- WHAT IS EXPECTED
Write out all the lines again, precisely as they stand, but without the images.

- SOURCE EXCERPT
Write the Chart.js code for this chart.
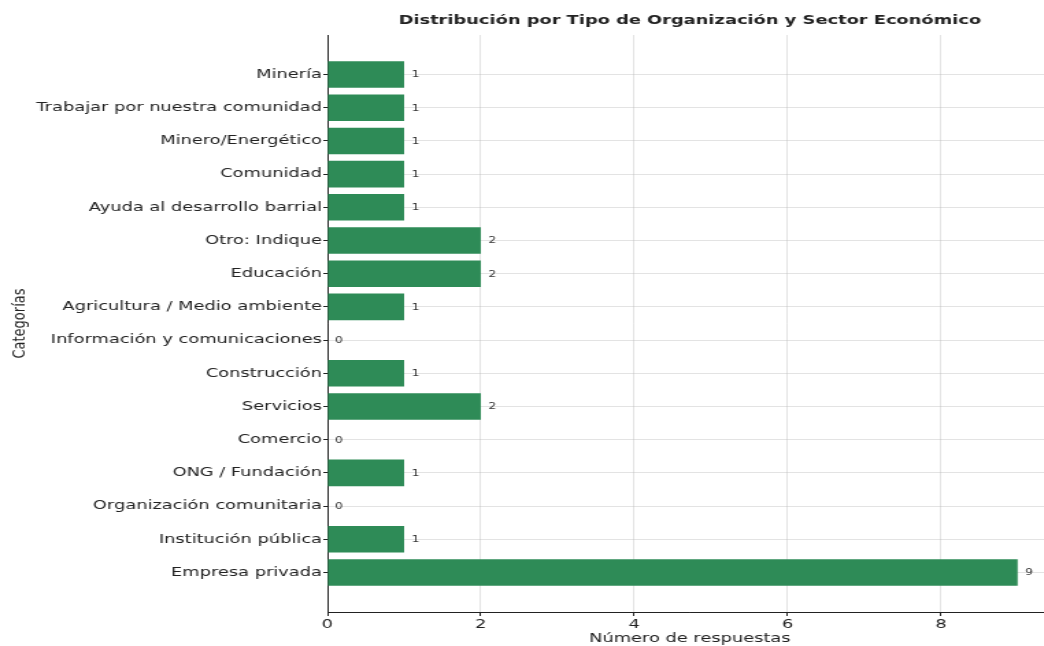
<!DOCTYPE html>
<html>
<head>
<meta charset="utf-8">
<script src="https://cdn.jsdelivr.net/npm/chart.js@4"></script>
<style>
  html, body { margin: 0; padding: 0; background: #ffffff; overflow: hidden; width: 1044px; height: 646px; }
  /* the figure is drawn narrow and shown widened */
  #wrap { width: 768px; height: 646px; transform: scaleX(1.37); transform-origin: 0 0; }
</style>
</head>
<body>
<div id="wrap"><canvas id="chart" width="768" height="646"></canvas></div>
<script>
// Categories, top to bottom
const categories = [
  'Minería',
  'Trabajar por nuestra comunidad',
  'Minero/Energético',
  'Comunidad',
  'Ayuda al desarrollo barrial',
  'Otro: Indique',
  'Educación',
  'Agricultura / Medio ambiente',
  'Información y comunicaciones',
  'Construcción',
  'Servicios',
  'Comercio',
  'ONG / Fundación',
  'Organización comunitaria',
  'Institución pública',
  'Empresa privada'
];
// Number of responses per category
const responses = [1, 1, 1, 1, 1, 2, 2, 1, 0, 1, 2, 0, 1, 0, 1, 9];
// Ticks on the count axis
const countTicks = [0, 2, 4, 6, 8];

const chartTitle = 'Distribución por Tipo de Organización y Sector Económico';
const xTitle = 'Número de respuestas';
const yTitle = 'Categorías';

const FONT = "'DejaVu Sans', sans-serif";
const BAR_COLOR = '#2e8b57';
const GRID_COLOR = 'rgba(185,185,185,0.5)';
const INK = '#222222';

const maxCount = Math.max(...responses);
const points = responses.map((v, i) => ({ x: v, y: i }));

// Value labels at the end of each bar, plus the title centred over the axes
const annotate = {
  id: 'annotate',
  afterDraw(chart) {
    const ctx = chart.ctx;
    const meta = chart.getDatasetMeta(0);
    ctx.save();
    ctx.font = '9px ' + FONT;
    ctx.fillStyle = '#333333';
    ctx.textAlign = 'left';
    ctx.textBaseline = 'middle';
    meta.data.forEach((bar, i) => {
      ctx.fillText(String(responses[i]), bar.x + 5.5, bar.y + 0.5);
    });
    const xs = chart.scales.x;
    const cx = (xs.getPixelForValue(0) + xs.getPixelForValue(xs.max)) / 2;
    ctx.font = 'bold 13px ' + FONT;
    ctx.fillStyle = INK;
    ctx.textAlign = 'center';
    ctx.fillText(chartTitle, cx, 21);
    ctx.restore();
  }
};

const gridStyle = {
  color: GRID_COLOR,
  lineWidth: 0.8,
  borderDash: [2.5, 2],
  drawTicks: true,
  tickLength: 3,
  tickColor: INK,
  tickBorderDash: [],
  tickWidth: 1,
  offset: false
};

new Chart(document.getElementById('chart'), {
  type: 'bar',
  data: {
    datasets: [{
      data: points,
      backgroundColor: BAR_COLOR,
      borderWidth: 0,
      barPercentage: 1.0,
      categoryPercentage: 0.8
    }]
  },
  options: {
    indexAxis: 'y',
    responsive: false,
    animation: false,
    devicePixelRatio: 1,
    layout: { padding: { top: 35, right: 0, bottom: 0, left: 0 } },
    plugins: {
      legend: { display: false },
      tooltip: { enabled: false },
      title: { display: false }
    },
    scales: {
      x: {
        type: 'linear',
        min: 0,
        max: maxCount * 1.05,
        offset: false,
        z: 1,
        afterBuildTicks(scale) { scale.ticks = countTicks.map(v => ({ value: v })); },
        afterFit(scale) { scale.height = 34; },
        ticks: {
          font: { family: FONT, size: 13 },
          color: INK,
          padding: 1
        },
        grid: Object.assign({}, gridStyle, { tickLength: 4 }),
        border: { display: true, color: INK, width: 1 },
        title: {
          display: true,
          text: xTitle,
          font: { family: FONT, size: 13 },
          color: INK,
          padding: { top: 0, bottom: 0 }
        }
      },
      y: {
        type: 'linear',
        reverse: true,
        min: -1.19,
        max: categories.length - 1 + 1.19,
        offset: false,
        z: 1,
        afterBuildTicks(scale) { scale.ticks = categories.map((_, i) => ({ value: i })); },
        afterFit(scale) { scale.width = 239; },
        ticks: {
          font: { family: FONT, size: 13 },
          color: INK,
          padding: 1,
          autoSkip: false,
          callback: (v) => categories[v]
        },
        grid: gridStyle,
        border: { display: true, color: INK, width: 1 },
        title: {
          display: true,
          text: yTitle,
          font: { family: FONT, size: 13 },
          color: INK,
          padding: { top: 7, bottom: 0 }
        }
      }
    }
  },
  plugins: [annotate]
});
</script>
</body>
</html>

- ANSWER BELOW
Write the Chart.js code for this chart.
<!DOCTYPE html>
<html>
<head>
<meta charset="utf-8">
<script src="https://cdn.jsdelivr.net/npm/chart.js@4"></script>
<style>
  html, body { margin: 0; padding: 0; background: #ffffff; overflow: hidden; width: 1044px; height: 646px; }
  /* the figure is drawn narrow and shown widened */
  #wrap { width: 768px; height: 646px; transform: scaleX(1.37); transform-origin: 0 0; }
</style>
</head>
<body>
<div id="wrap"><canvas id="chart" width="768" height="646"></canvas></div>
<script>
// Categories, top to bottom
const categories = [
  'Minería',
  'Trabajar por nuestra comunidad',
  'Minero/Energético',
  'Comunidad',
  'Ayuda al desarrollo barrial',
  'Otro: Indique',
  'Educación',
  'Agricultura / Medio ambiente',
  'Información y comunicaciones',
  'Construcción',
  'Servicios',
  'Comercio',
  'ONG / Fundación',
  'Organización comunitaria',
  'Institución pública',
  'Empresa privada'
];
// Number of responses per category
const responses = [1, 1, 1, 1, 1, 2, 2, 1, 0, 1, 2, 0, 1, 0, 1, 9];
// Ticks on the count axis
const countTicks = [0, 2, 4, 6, 8];

const chartTitle = 'Distribución por Tipo de Organización y Sector Económico';
const xTitle = 'Número de respuestas';
const yTitle = 'Categorías';

const FONT = "'DejaVu Sans', sans-serif";
const BAR_COLOR = '#2e8b57';
const GRID_COLOR = 'rgba(185,185,185,0.5)';
const INK = '#222222';

const maxCount = Math.max(...responses);
const points = responses.map((v, i) => ({ x: v, y: i }));

// Value labels at the end of each bar, plus the title centred over the axes
const annotate = {
  id: 'annotate',
  afterDraw(chart) {
    const ctx = chart.ctx;
    const meta = chart.getDatasetMeta(0);
    ctx.save();
    ctx.font = '9px ' + FONT;
    ctx.fillStyle = '#333333';
    ctx.textAlign = 'left';
    ctx.textBaseline = 'middle';
    meta.data.forEach((bar, i) => {
      ctx.fillText(String(responses[i]), bar.x + 5.5, bar.y + 0.5);
    });
    const xs = chart.scales.x;
    const cx = (xs.getPixelForValue(0) + xs.getPixelForValue(xs.max)) / 2;
    ctx.font = 'bold 13px ' + FONT;
    ctx.fillStyle = INK;
    ctx.textAlign = 'center';
    ctx.fillText(chartTitle, cx, 21);
    ctx.restore();
  }
};

const gridStyle = {
  color: GRID_COLOR,
  lineWidth: 0.8,
  borderDash: [2.5, 2],
  drawTicks: true,
  tickLength: 3,
  tickColor: INK,
  tickBorderDash: [],
  tickWidth: 1,
  offset: false
};

new Chart(document.getElementById('chart'), {
  type: 'bar',
  data: {
    datasets: [{
      data: points,
      backgroundColor: BAR_COLOR,
      borderWidth: 0,
      barPercentage: 1.0,
      categoryPercentage: 0.8
    }]
  },
  options: {
    indexAxis: 'y',
    responsive: false,
    animation: false,
    devicePixelRatio: 1,
    layout: { padding: { top: 35, right: 0, bottom: 0, left: 0 } },
    plugins: {
      legend: { display: false },
      tooltip: { enabled: false },
      title: { display: false }
    },
    scales: {
      x: {
        type: 'linear',
        min: 0,
        max: maxCount * 1.05,
        offset: false,
        z: 1,
        afterBuildTicks(scale) { scale.ticks = countTicks.map(v => ({ value: v })); },
        afterFit(scale) { scale.height = 34; },
        ticks: {
          font: { family: FONT, size: 13 },
          color: INK,
          padding: 1
        },
        grid: Object.assign({}, gridStyle, { tickLength: 4 }),
        border: { display: true, color: INK, width: 1 },
        title: {
          display: true,
          text: xTitle,
          font: { family: FONT, size: 13 },
          color: INK,
          padding: { top: 0, bottom: 0 }
        }
      },
      y: {
        type: 'linear',
        reverse: true,
        min: -1.19,
        max: categories.length - 1 + 1.19,
        offset: false,
        z: 1,
        afterBuildTicks(scale) { scale.ticks = categories.map((_, i) => ({ value: i })); },
        afterFit(scale) { scale.width = 239; },
        ticks: {
          font: { family: FONT, size: 13 },
          color: INK,
          padding: 1,
          autoSkip: false,
          callback: (v) => categories[v]
        },
        grid: gridStyle,
        border: { display: true, color: INK, width: 1 },
        title: {
          display: true,
          text: yTitle,
          font: { family: FONT, size: 13 },
          color: INK,
          padding: { top: 7, bottom: 0 }
        }
      }
    }
  },
  plugins: [annotate]
});
</script>
</body>
</html>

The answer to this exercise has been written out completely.